Why Formatting Errors in Data Entry Are More Costly Than They Look
Data entry at scale sounds like a mechanical task — type the values, move to the next row, repeat. But anyone who has managed a large data operation knows the reality is significantly messier. A single inconsistently formatted date field can break an entire reporting pipeline. A stray space before a product code can cause a VLOOKUP to return nothing. A column that mixes text and numeric values silently corrupts every formula downstream that depends on it.
The stakes scale with the volume. When you are working across hundreds or thousands of records, even a 1% error rate means dozens of broken entries that someone has to hunt down manually — often under deadline pressure. In industries like logistics, finance, and healthcare, those errors are not just inconvenient; they carry real operational or compliance consequences.

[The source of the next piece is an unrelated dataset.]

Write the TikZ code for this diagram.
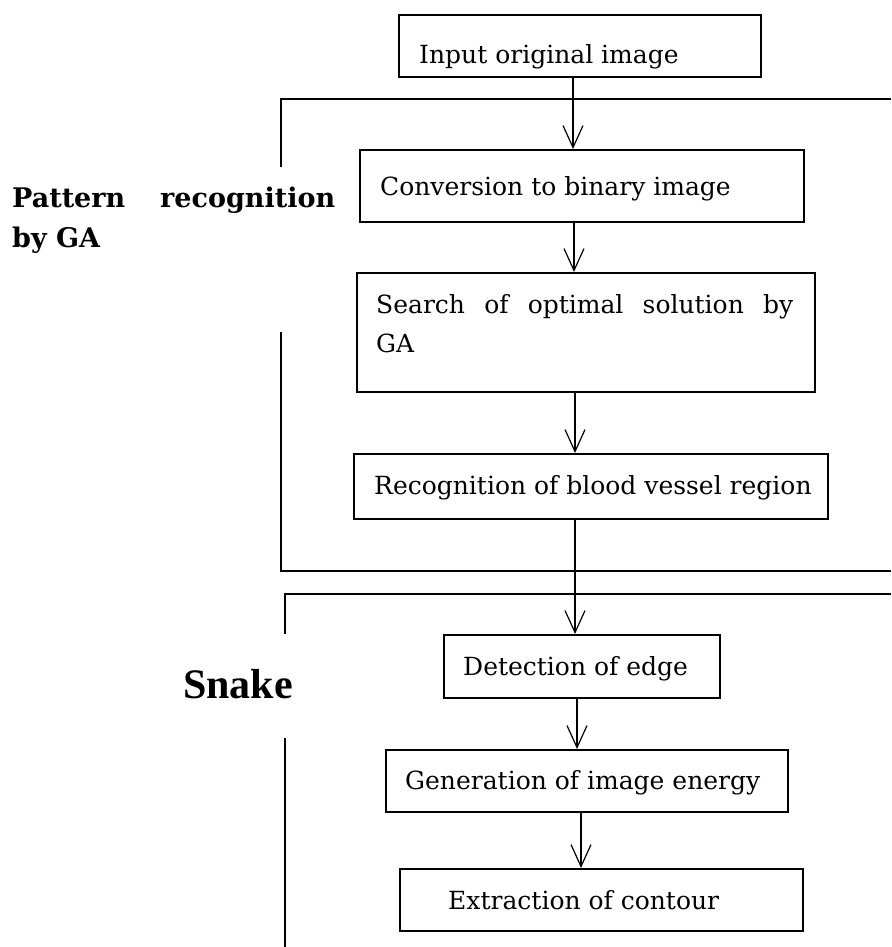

What makes this problem hard is that most errors are invisible until they cause a downstream failure. The spreadsheet looks fine. The totals appear to add up. But the underlying data is inconsistent in ways that only surface when you try to slice it, sort it, or feed it into another system. That gap between "looks correct" and "is correct" is where large-scale data entry goes wrong.
What Accurate Large-Scale Data Entry Actually Requires
Doing this work properly is not about typing faster or hiring more people. It is about building a system that makes errors structurally difficult to introduce in the first place. Four things separate disciplined data entry from rushed execution.
The first is a canonical data dictionary before a single record is entered. Every field needs a defined data type, an accepted format, and examples of valid and invalid values. Without this, different operators make different judgment calls — one person enters dates as MM/DD/YYYY, another uses DD-MM-YY — and the dataset becomes internally inconsistent.
The second is a template or input form that enforces the dictionary rather than relying on memory. A locked Excel template with data validation rules applied at the cell level does more to prevent errors than any amount of manual checking afterward.
The third is a validation layer that runs on completed batches before they are merged into the master dataset. This is not a final proofread — it is a structured check using conditional formatting rules, formula-based flags, and if the volume justifies it, a scripted audit.
The fourth is a clear batching and naming convention so that source files, working files, and validated files never get confused with each other. Version drift between these three states is one of the most common and least visible sources of data corruption.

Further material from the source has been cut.